### Your instructions
Search the material for the word "chart" and copy each line that holds it.

### Stored data
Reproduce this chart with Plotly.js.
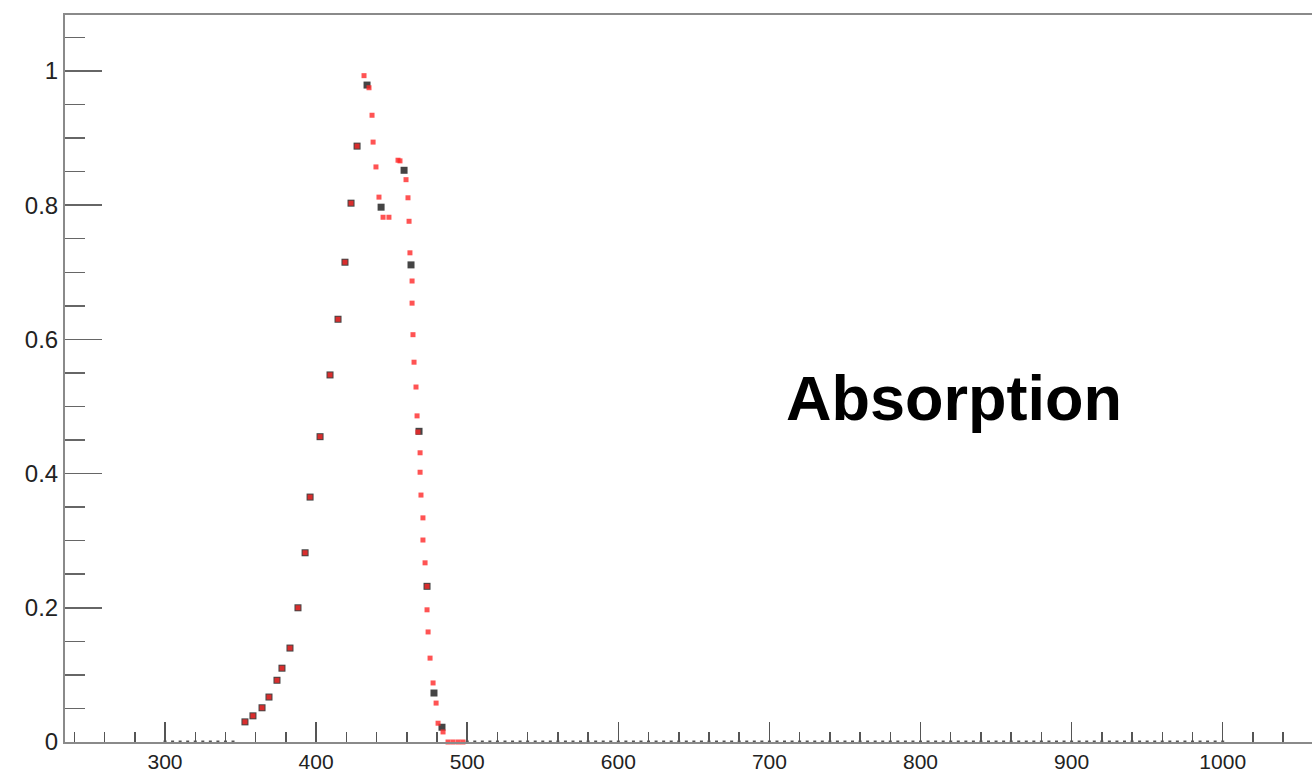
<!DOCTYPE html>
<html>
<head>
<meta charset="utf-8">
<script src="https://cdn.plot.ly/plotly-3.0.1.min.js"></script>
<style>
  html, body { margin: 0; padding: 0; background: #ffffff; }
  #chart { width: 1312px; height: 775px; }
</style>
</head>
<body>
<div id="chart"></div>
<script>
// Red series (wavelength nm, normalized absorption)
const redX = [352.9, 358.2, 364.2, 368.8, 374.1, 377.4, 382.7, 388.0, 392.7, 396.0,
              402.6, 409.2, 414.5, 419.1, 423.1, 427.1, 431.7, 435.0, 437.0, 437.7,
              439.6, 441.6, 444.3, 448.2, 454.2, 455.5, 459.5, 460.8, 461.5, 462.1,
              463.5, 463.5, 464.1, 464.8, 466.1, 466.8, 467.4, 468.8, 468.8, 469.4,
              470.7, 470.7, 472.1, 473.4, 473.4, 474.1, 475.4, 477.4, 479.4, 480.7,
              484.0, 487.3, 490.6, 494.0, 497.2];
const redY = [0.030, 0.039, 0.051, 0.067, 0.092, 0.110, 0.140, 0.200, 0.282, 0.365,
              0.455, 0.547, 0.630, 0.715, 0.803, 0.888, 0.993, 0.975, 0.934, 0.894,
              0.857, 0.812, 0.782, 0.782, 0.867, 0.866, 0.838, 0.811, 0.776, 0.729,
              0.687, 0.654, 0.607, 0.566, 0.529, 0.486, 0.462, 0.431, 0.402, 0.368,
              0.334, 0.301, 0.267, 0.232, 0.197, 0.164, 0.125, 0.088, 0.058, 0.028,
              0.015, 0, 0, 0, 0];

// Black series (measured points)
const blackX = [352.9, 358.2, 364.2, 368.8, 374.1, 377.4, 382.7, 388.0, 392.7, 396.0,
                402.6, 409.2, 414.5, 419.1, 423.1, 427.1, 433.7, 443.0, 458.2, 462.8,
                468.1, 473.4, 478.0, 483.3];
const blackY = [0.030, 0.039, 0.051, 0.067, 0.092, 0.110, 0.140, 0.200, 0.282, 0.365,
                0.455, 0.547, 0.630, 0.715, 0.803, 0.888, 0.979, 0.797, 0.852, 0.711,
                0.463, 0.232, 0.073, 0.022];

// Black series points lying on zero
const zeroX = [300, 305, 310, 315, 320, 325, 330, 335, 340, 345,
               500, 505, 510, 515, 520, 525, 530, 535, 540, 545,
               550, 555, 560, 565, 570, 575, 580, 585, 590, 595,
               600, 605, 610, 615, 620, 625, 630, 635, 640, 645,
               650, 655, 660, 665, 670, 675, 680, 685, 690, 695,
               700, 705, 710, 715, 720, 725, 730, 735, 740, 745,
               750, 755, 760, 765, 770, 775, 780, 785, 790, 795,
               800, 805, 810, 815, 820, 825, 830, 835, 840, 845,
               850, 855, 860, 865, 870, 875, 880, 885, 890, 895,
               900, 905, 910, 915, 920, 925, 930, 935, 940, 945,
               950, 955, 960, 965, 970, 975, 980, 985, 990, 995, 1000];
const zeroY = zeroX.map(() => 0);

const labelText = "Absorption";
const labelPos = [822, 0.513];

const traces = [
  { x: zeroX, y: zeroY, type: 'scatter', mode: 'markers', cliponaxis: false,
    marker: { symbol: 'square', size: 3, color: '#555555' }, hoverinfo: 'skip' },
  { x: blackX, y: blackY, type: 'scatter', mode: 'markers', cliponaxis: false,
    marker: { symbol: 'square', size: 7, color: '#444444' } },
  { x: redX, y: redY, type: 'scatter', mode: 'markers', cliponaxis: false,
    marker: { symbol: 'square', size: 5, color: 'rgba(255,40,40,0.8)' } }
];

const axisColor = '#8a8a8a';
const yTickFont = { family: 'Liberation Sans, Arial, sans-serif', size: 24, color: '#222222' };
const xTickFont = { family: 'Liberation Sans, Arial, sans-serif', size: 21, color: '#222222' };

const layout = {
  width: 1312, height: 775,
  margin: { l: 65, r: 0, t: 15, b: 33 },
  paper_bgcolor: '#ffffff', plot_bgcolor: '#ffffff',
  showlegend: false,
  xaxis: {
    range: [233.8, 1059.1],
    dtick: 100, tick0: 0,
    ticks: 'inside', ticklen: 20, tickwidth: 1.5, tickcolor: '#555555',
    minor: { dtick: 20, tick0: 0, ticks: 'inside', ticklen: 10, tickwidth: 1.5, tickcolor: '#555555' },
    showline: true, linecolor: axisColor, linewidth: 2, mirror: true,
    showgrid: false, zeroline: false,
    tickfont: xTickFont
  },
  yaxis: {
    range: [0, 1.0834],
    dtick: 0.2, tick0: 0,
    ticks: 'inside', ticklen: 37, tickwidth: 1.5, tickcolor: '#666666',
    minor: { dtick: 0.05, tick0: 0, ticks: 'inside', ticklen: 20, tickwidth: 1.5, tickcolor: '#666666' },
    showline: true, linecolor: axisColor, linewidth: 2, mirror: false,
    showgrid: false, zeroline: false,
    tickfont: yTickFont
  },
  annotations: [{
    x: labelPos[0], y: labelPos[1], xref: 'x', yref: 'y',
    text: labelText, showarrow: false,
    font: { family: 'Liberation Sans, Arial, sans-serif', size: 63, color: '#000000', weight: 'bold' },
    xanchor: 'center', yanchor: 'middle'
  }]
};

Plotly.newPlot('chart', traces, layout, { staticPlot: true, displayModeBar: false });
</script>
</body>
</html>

### Reply
Reproduce this chart with Plotly.js.
  #chart { width: 1312px; height: 775px; }
<div id="chart"></div>
Plotly.newPlot('chart', traces, layout, { staticPlot: true, displayModeBar: false });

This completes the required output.